В лесу встретили беженцев из деревень Кайвакса, Бор, Шомушка и других. Выкопали землянку, прикрыли одеждой и ветками. Жили так дней шесть, километрах в пятнадцати от Тихвина, потом раздобыли пилу, заготовили материал и припрятали его. Поблизости, у шомушских колхозников, оказалась яма с картошкой, они со всеми делились. Двоюродный брат встретил жену Фомичева в лесу, наведался к ней в землянку, опять ушел – партизанил он там с другими…

В том же конверте еще два письма – одно от жены, написанное на шесть часов ранее, другое – от матери, выведенное крупным детским почерком.

«Ваня, вам, наверное, жена Ваша Катя уже писала, как немцы пришли в Тихвин и истерзали вашу любимую сестру, мою дочь Тасю. Моя материнская просьба – отомстить за истерзанную вашу сестру проклятым, что над ней насмеялись. Покуда есть силы, мстите, а ваши дети будут в сохранности, мы их побережем, а вы на фронте мстите! Все равно им не удалось покорить наш город, бежали, бросали танки исправные, которые я, старуха, ходила смотрела. Насколько наглые, что в танках оказались наши игрушки, тряпки, мы не считали их никогда, а им, видишь, понадобились… Бежали они, сбрасывали куртки и одевались в пальтишки женские, чтоб только замаскировать свое подлое рыло…»

Описывала мать, как Тасю похоронили на кладбище, в хорошем гробу: помог райком партии. Когда несли на кладбище, люди собрались, плакали; таких, как Тася, истерзанных, много там хоронили…

Из второго письма жены Фомичев узнал, что же случилось с Тасей.
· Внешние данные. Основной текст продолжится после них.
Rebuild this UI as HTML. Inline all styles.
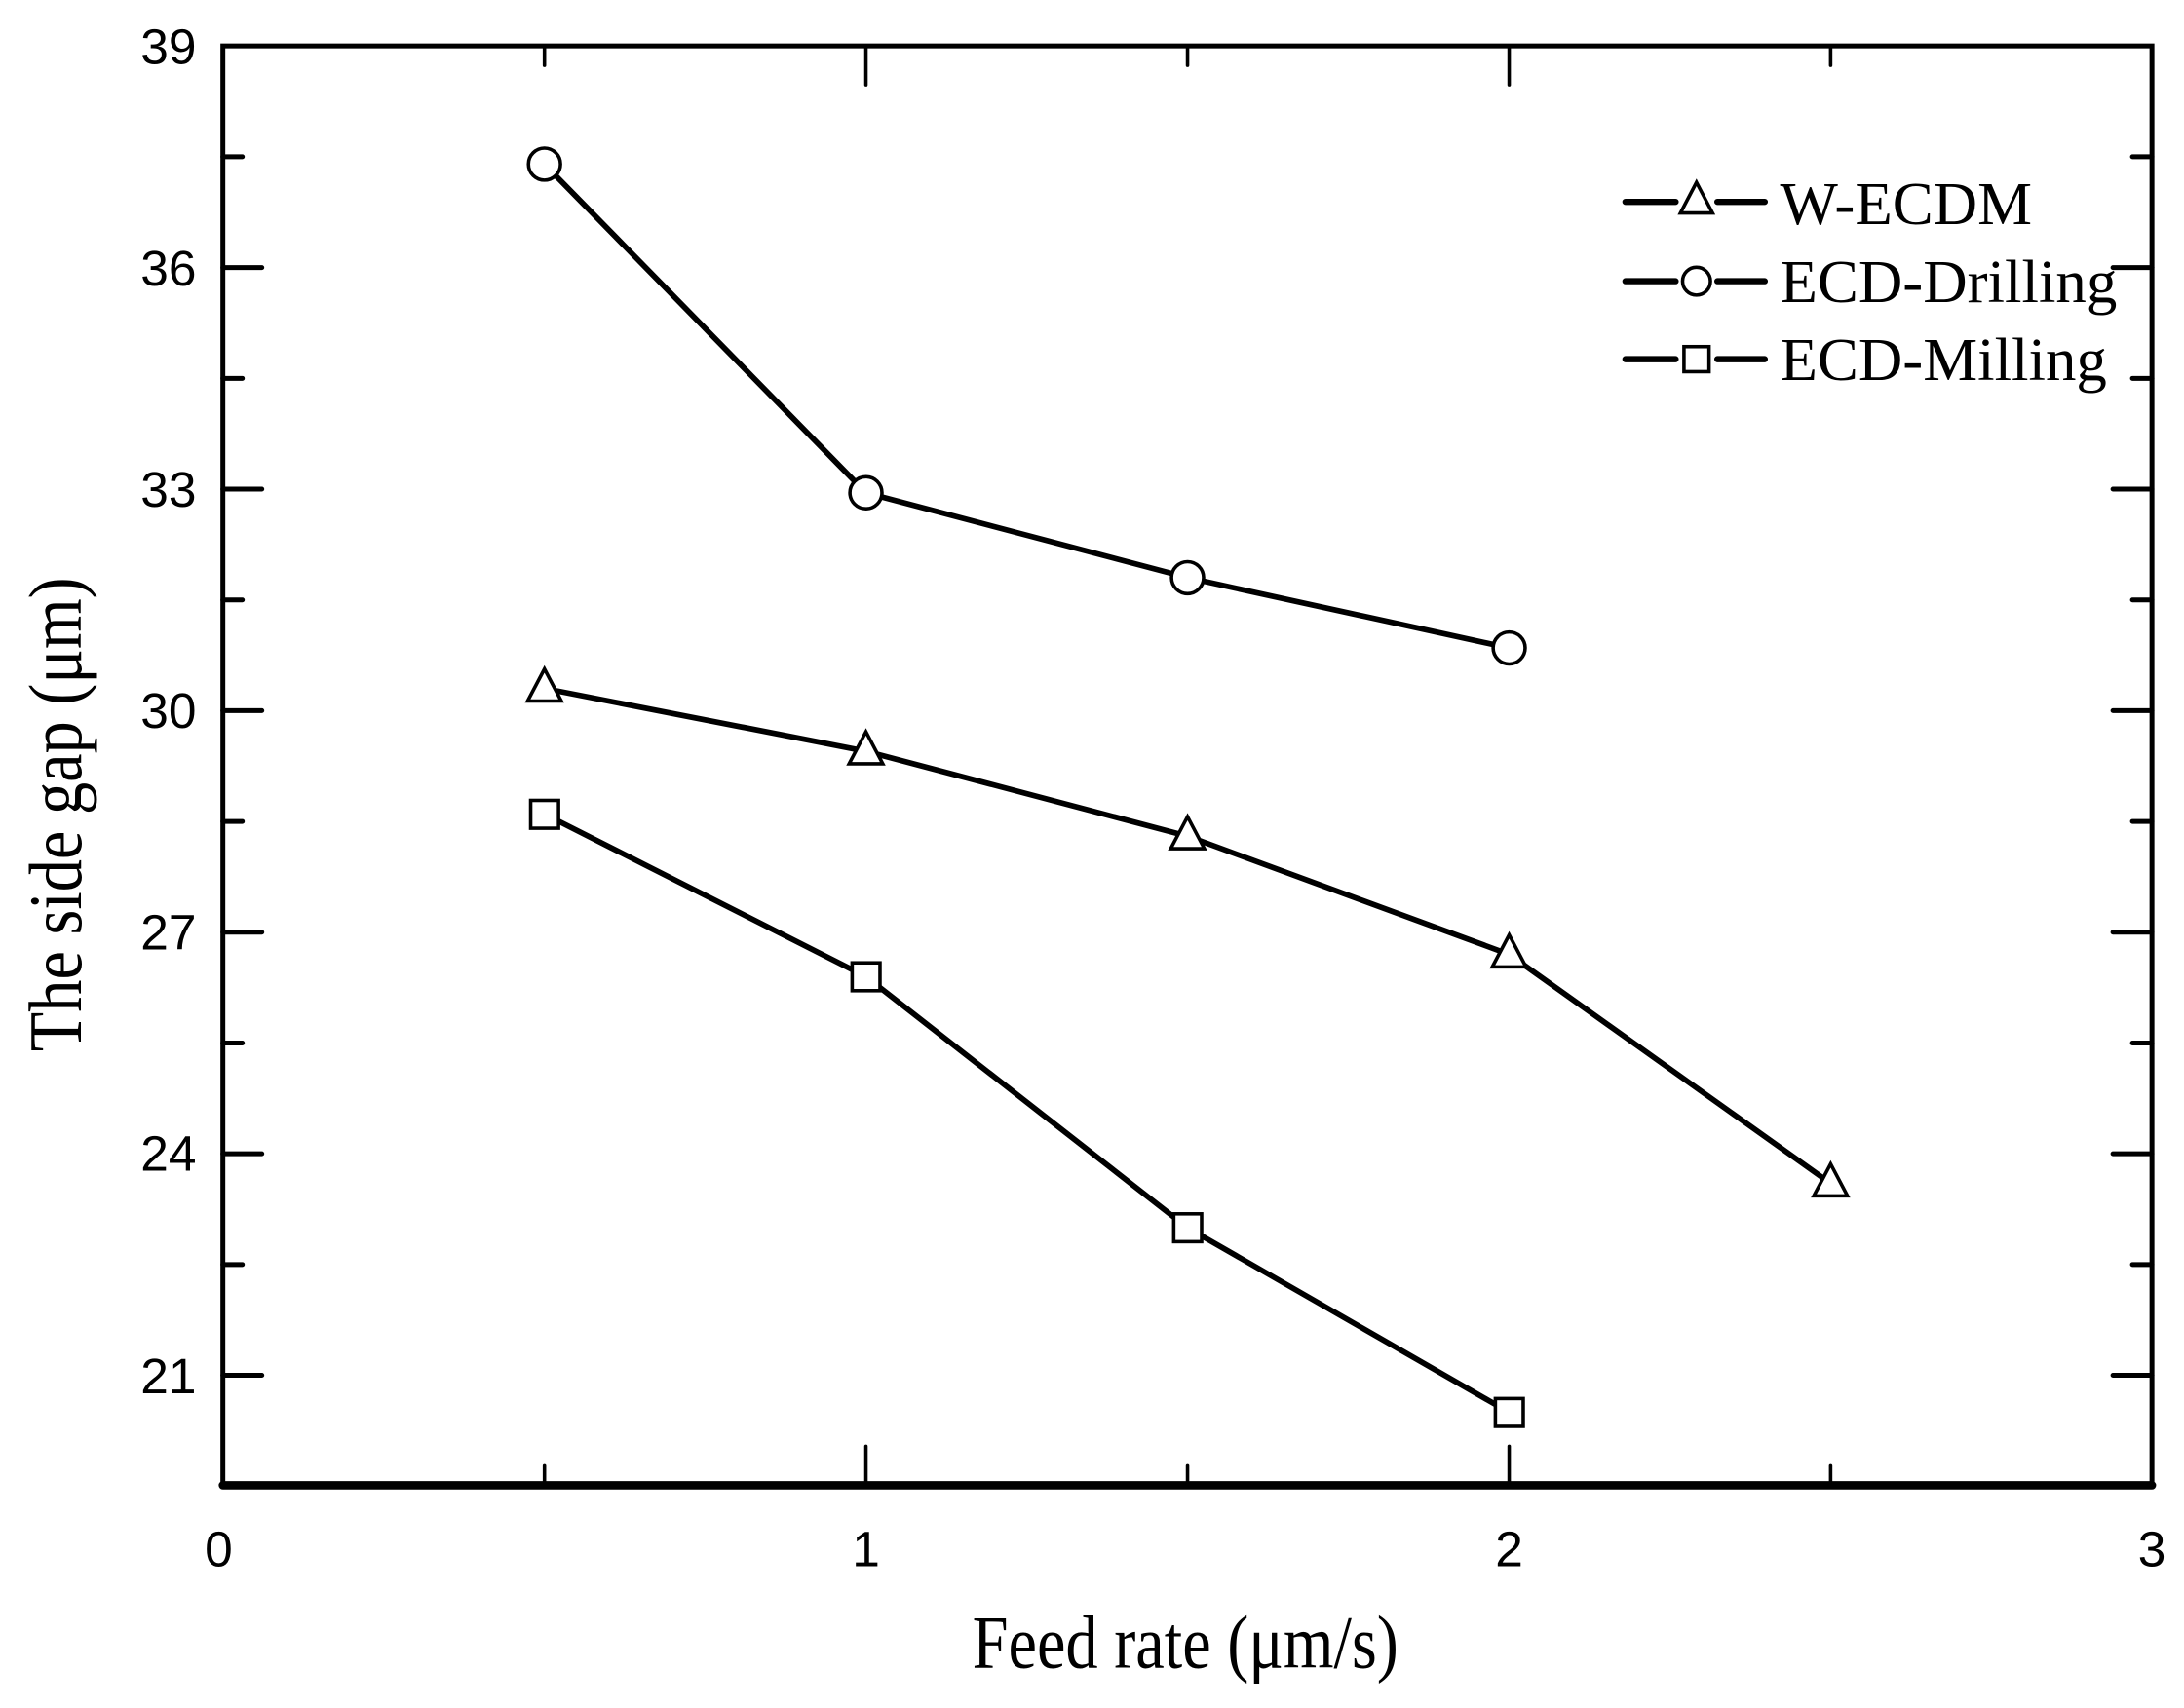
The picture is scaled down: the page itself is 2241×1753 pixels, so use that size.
<!DOCTYPE html>
<html><head><meta charset="utf-8"><style>html,body{margin:0;padding:0;background:#fff}svg{display:block}</style></head>
<body>
<svg width="2241" height="1753" viewBox="0 0 1568 1227" preserveAspectRatio="none" xmlns="http://www.w3.org/2000/svg">
<rect width="1568" height="1227" fill="#fff"/>
<g stroke="#000" stroke-width="4" fill="none" stroke-linecap="round">
<rect x="160" y="33" width="1385" height="1034" stroke-width="3.5"/>
<path d="M160,1067H1545" stroke-width="6"/>
<path d="M160,192.2h28M160,351.4h28M160,510.5h28M160,669.7h28M160,828.8h28M160,988h28
M160,112.6h14M160,271.8h14M160,431h14M160,590.1h14M160,749.3h14M160,908.4h14
M1545,192.2h-28M1545,351.4h-28M1545,510.5h-28M1545,669.7h-28M1545,828.8h-28M1545,988h-28
M1545,112.6h-14M1545,271.8h-14M1545,431h-14M1545,590.1h-14M1545,749.3h-14M1545,908.4h-14" stroke-width="3.5"/>
<path d="M621.7,1067v-28M1083.5,1067v-28M390.9,1067v-14M852.6,1067v-14M1314.3,1067v-14
M621.7,33v28M1083.5,33v28M390.9,33v14M852.6,33v14M1314.3,33v14" stroke-width="2.5"/>
<polyline points="390.9,494.6 621.7,539.7 852.6,600.7 1083.5,685.6 1314.3,850.1"/>
<polyline points="390.9,117.9 621.7,354 852.6,415 1083.5,465.5"/>
<polyline points="390.9,584.8 621.7,701.6 852.6,882 1083.5,1014.6"/>
<path d="M1167,145h36M1233,145h34M1167,202h36M1233,202h34M1167,258h36M1233,258h34" stroke-width="4.5"/>
</g>
<g stroke="#000" stroke-width="2.5" fill="#fff">
<polygon points="390.9,480.6 403,503.6 378.8,503.6"/><polygon points="621.7,525.7 633.8,548.7 609.6,548.7"/><polygon points="852.6,586.7 864.7,609.7 840.5,609.7"/><polygon points="1083.5,671.6 1095.6,694.6 1071.4,694.6"/><polygon points="1314.3,836.1 1326.4,859.1 1302.2,859.1"/><polygon points="1218,131 1229.5,153 1206.5,153"/>
<circle cx="390.9" cy="117.9" r="11.5"/><circle cx="621.7" cy="354" r="11.5"/><circle cx="852.6" cy="415" r="11.5"/><circle cx="1083.5" cy="465.5" r="11.5"/><circle cx="1218" cy="202" r="10"/>
<rect x="381" y="575" width="20" height="20"/><rect x="611.8" y="691.7" width="20" height="20"/><rect x="842.7" y="872" width="20" height="20"/><rect x="1073.6" y="1004.7" width="20" height="20"/><rect x="1209" y="249" width="18" height="18"/>
</g>
<g font-family="'Liberation Sans',Arial,sans-serif" font-size="36" fill="#000">
<g text-anchor="end"><text x="141" y="46">39</text><text x="141" y="205">36</text><text x="141" y="364">33</text><text x="141" y="523">30</text><text x="141" y="682">27</text><text x="141" y="841">24</text><text x="141" y="1001">21</text></g>
<g text-anchor="middle"><text x="157" y="1125">0</text><text x="621.7" y="1125">1</text><text x="1083.5" y="1125">2</text><text x="1545" y="1125">3</text></g>
</g>
<g font-family="'Liberation Serif','Times New Roman',serif" fill="#000">
<text font-size="54" transform="translate(851 1198) scale(0.86 1)" text-anchor="middle">Feed rate (μm/s)</text>
<text font-size="54" transform="translate(58 585) rotate(-90) scale(0.86 1)" text-anchor="middle">The side gap (μm)</text>
<g font-size="44"><text x="1278" y="161">W-ECDM</text><text x="1278" y="217">ECD-Drilling</text><text x="1278" y="273">ECD-Milling</text></g>
</g>
</svg>
</body></html>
В лес она бежала в туфлях. Решила сходить домой за обувкой. И не вернулась. Когда Тихвин был освобожден, оказалось, что дом сожжен, а в развалинах соседнего двухэтажного кирпичного здания, на полу, среди разбитой мебели, хлама и ветоши были найдены два трупа – Таси и ее подруги, работницы той же больницы.

Фашисты, по-видимому узнав, что два брата Таси – в Красной Армии и что третий, партийный работник, помогает партизанам, пытали девушку. В правую ладонь ее были вбиты два гвоздя, живот и правое плечо пронзены штыком. Босая, раздетая, она лежала в одной нательной рубашке. Левая рука вывихнута. Видимо, Тасю хотели прибить к полу гвоздями, «о при сопротивлении закололи.
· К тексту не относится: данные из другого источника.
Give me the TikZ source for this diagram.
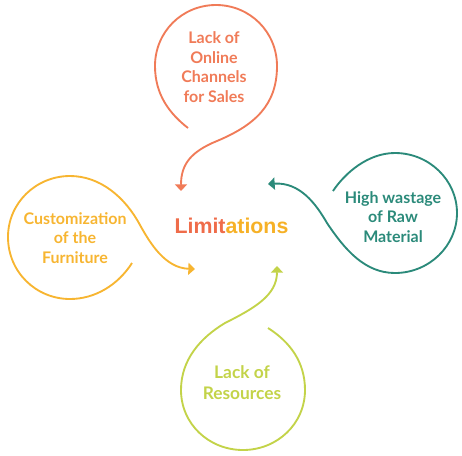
\documentclass[tikz,border=0pt]{standalone}
\usepackage{fontspec}
\setmainfont{Lato}
\newfontfamily\titlefont{Liberation Sans}
\usetikzlibrary{arrows.meta}
\definecolor{salmon}{HTML}{F07B58}
\definecolor{tealish}{HTML}{2B8A7A}
\definecolor{amber}{HTML}{F7B531}
\definecolor{lime}{HTML}{C3D349}
\definecolor{limred}{HTML}{EF6C4A}
\definecolor{limyel}{HTML}{F6B127}
\tikzset{%
    loop label/.style={
      align=center,
      inner sep=0pt,
      font=\bfseries\fontsize{12}{14.8}\selectfont
    },
    loop line/.style={
      line width=1.4pt,
      -{Triangle[width=9pt,length=5pt]}
    }
  }
\begin{document}
\begin{tikzpicture}[x=0.75pt, y=-0.75pt]
      \useasboundingbox (0,0) rectangle (462,455);

      \node [inner sep=0pt, font=\titlefont\bfseries\fontsize{16}{19}\selectfont] (limit) at (231.5,226)
        {\textcolor{limred}{Limit}\textcolor{limyel}{ations}};

      \node [loop label, text=salmon] (online) at (214,67) {Lack of\\Online\\Channels\\for Sales};
      \node [loop label, text=tealish] (waste) at (393,217) {High wastage\\of Raw\\Material};
      \node [loop label, text=amber] (custom) at (75,238) {Customization\\of the\\Furniture};
      \node [loop label, text=lime, font=\bfseries\fontsize{13}{15.8}\selectfont] (res) at (242,382.5) {Lack of\\Resources};

      \coordinate (online start) at (188,128);
      \coordinate (online tip) at (181,191);
      \coordinate (waste start) at (333,191);
      \coordinate (waste tip) at (268,184);
      \coordinate (custom start) at (132,263);
      \coordinate (custom tip) at (195,269);
      \coordinate (res start) at (268,328);
      \coordinate (res tip) at (277,266);

      % top loop
      \draw [loop line, salmon] (online start) .. controls (170,114) and (155,95) .. (155,66)
        .. controls (155,32) and (182,5) .. (216,5)
        .. controls (250,5) and (277,32) .. (277,66)
        .. controls (277,105) and (255,125) .. (217,141)
        .. controls (190,152) and (181,165) .. (online tip);

      % right loop
      \draw [loop line, tealish] (waste start) .. controls (345,173) and (368,153) .. (395,153)
        .. controls (429,153) and (457,180) .. (457,213)
        .. controls (457,246) and (429,273) .. (395,273)
        .. controls (365,273) and (345,250) .. (327,223)
        .. controls (316,204) and (300,182) .. (waste tip);

      % left loop
      \draw [loop line, amber] (custom start) .. controls (118,285) and (95,299) .. (70,299)
        .. controls (36,299) and (8,272) .. (8,237)
        .. controls (8,203) and (36,176) .. (70,176)
        .. controls (100,176) and (125,197) .. (140,225)
        .. controls (150,243) and (165,268) .. (custom tip);

      % bottom loop
      \draw [loop line, lime] (res start) .. controls (290,342) and (305,362) .. (305,390)
        .. controls (305,424) and (277,450) .. (243,450)
        .. controls (209,450) and (181,424) .. (181,390)
        .. controls (181,360) and (200,338) .. (225,323)
        .. controls (255,308) and (277,295) .. (res tip);
\end{tikzpicture}
\end{document}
«Мама видела ее, и теперь в плохом состоянии, не кушает, лежит. Дали нам комнату, убрали от кирпичей, поставили печурку, и вот сейчас ребята спят, а я решилась тебе написать письмо. Будь таким храбрым, отомсти, как командиры, что дрались под Тихвином, чтоб мы могли сказать, что ты воюешь и пользу несешь!»

– Прочитал я это письмо, – рассказывает Фомичев, – и сразу в голову толчок: неужели я не могу таким быть? Слез у меня не получается, а в груди грустно становится, сжимает, будто сердце усыхает, требует кружку воды, голос сиплым становится… И разговор я все же веду, как мне пи тяжело Все разъяснил я разведчикам, велел спать, а Долматову сменить па посту другого разведчика, Нила Корнильева. И входит ко мне Нил Корнильев, глядит на прикрепленный к стене кусок едва горящего кабеля и говорит:

«Что ж, опять солярки не принесли?»

А я:

«Да погоди ты! Я и при этом свете тебе прочитаю!»

Начал он волноваться, вертит конец горящего кабеля, чтоб мне посветить, стоит, сгибаясь в полроста (землянка-то низкая, метр двадцать пять сантиметров!), в полушубке, в валенках, как в траншее стоял. Прослушал он письмо, говорит:

«Ну, товарищ старший сержант, придет время, и я получу письмо. Только деревня моя далеко от дороги – может быть, не захватили немцы на марше».

Стал он раздеваться, и я ему:

«Получишь, Нил, получишь и ты письмо… от родных… Терпеть надо. Наша основная задача – дать вздохнуть ленинградцам, чтобы он не так хоть обстреливал! А раз твоя семья от дороги далеко, то уж овощи-то должны сохранить, с головами же. Закопают в яму, не умрут с голоду».

Он разделся, сел кушать, хлеба уже не было (мы по триста граммов получали).

«Что ж, – говорю, – ты не оставил на ужин? Надо было так рассчитать, чтоб хватило тебе. Все разведчики хоть по сто грамм оставили, а ты не рассчитал!»